> Data lines
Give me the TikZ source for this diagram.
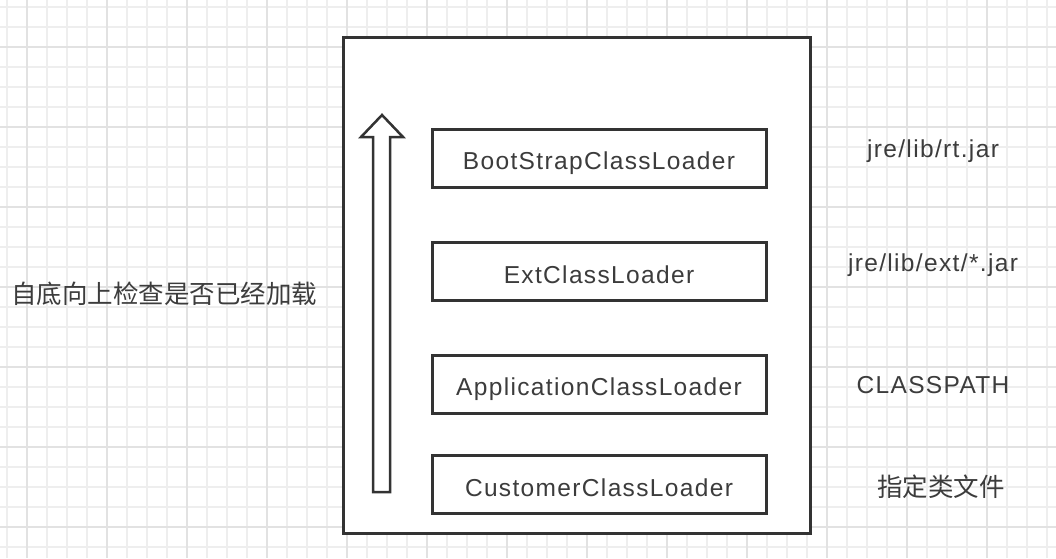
\documentclass[tikz,border=0pt]{standalone}
\usepackage{fontspec}
\setmainfont{Liberation Sans}[LetterSpace=5.5]
\newfontfamily\cjk{Noto Sans CJK SC}
\usetikzlibrary{positioning}
\definecolor{gridminor}{HTML}{EEEEEE}
\definecolor{gridmajor}{HTML}{E2E2E2}
\definecolor{ink}{HTML}{333333}
\definecolor{txt}{HTML}{3C3C3C}
\tikzset{
  loader/.style={rectangle, draw=ink, line width=3pt, fill=white, minimum width=334pt, minimum height=58pt, inner sep=0pt, text height=23.5pt, text depth=0pt, text=txt, font=\fontsize{24.5}{28}\selectfont},
  path label/.style={text=txt, inner sep=0pt, font=\fontsize{24.5}{28}\selectfont},
  cjk label/.style={text=txt, inner sep=0pt, font=\cjk\fontsize{25.5}{30}\selectfont}
}

\begin{document}
\begin{tikzpicture}[x=1pt,y=-1pt]
  \useasboundingbox (0,0) rectangle (1056,558);
  \fill[white] (0,0) rectangle (1056,558);
  % background grid
  \foreach \i in {0,...,52}
    \draw[gridminor, line width=1.5pt] (7+20*\i,0) -- (7+20*\i,558);
  \foreach \j in {0,...,27}
    \draw[gridminor, line width=1.5pt] (0,7+20*\j) -- (1056,7+20*\j);
  \foreach \i in {0,...,12}
    \draw[gridmajor, line width=1.5pt] (27+80*\i,0) -- (27+80*\i,558);
  \foreach \j in {0,...,6}
    \draw[gridmajor, line width=1.5pt] (0,47+80*\j) -- (1056,47+80*\j);

  % outer frame
  \node (frame) [draw=ink, line width=3pt, fill=white, minimum width=467pt, minimum height=496pt, inner sep=0pt] at (576.5,285) {};

  \node (boot) at (599,158) [loader] {BootStrapClassLoader};
  \node (ext) at (599,271.5) [loader] {ExtClassLoader};
  \node (app) at (599,384) [loader] {ApplicationClassLoader};
  \node (cust) at (599,484.5) [loader] {CustomerClassLoader};

  \node (rt) at (933,151) [path label] {jre/lib/rt.jar};
  \node (extjar) at (933,265) [path label] {jre/lib/ext/*.jar};
  \node (cp) at (933,385) [path label] {CLASSPATH};
  \node (spec) at (941,487) [cjk label] {指定类文件};

  \node (check) at (164,294) [cjk label] {自底向上检查是否已经加载};

  % hollow upward arrow
  \draw[ink, line width=2.5pt, line join=miter, fill=white]
    (373,492) -- (373,137) -- (361,137) -- (382,115) -- (403,137) -- (390,137) -- (390,492) -- cycle;
\end{tikzpicture}
\end{document}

> Given exercise
Transcribe the listing in full. Omit the pictures and keep every line exact.

> Solution to this exercise
Give me the TikZ source for this diagram.
\documentclass[tikz,border=0pt]{standalone}
\usepackage{fontspec}
\setmainfont{Liberation Sans}[LetterSpace=5.5]
\newfontfamily\cjk{Noto Sans CJK SC}
\usetikzlibrary{positioning}
\definecolor{gridminor}{HTML}{EEEEEE}
\definecolor{gridmajor}{HTML}{E2E2E2}
\definecolor{ink}{HTML}{333333}
\definecolor{txt}{HTML}{3C3C3C}
\tikzset{
  loader/.style={rectangle, draw=ink, line width=3pt, fill=white, minimum width=334pt, minimum height=58pt, inner sep=0pt, text height=23.5pt, text depth=0pt, text=txt, font=\fontsize{24.5}{28}\selectfont},
  path label/.style={text=txt, inner sep=0pt, font=\fontsize{24.5}{28}\selectfont},
  cjk label/.style={text=txt, inner sep=0pt, font=\cjk\fontsize{25.5}{30}\selectfont}
}

\begin{document}
\begin{tikzpicture}[x=1pt,y=-1pt]
  \useasboundingbox (0,0) rectangle (1056,558);
  \fill[white] (0,0) rectangle (1056,558);
  % background grid
  \foreach \i in {0,...,52}
    \draw[gridminor, line width=1.5pt] (7+20*\i,0) -- (7+20*\i,558);
  \foreach \j in {0,...,27}
    \draw[gridminor, line width=1.5pt] (0,7+20*\j) -- (1056,7+20*\j);
  \foreach \i in {0,...,12}
    \draw[gridmajor, line width=1.5pt] (27+80*\i,0) -- (27+80*\i,558);
  \foreach \j in {0,...,6}
    \draw[gridmajor, line width=1.5pt] (0,47+80*\j) -- (1056,47+80*\j);

  % outer frame
  \node (frame) [draw=ink, line width=3pt, fill=white, minimum width=467pt, minimum height=496pt, inner sep=0pt] at (576.5,285) {};

  \node (boot) at (599,158) [loader] {BootStrapClassLoader};
  \node (ext) at (599,271.5) [loader] {ExtClassLoader};
  \node (app) at (599,384) [loader] {ApplicationClassLoader};
  \node (cust) at (599,484.5) [loader] {CustomerClassLoader};

  \node (rt) at (933,151) [path label] {jre/lib/rt.jar};
  \node (extjar) at (933,265) [path label] {jre/lib/ext/*.jar};
  \node (cp) at (933,385) [path label] {CLASSPATH};
  \node (spec) at (941,487) [cjk label] {指定类文件};

  \node (check) at (164,294) [cjk label] {自底向上检查是否已经加载};

  % hollow upward arrow
  \draw[ink, line width=2.5pt, line join=miter, fill=white]
    (373,492) -- (373,137) -- (361,137) -- (382,115) -- (403,137) -- (390,137) -- (390,492) -- cycle;
\end{tikzpicture}
\end{document}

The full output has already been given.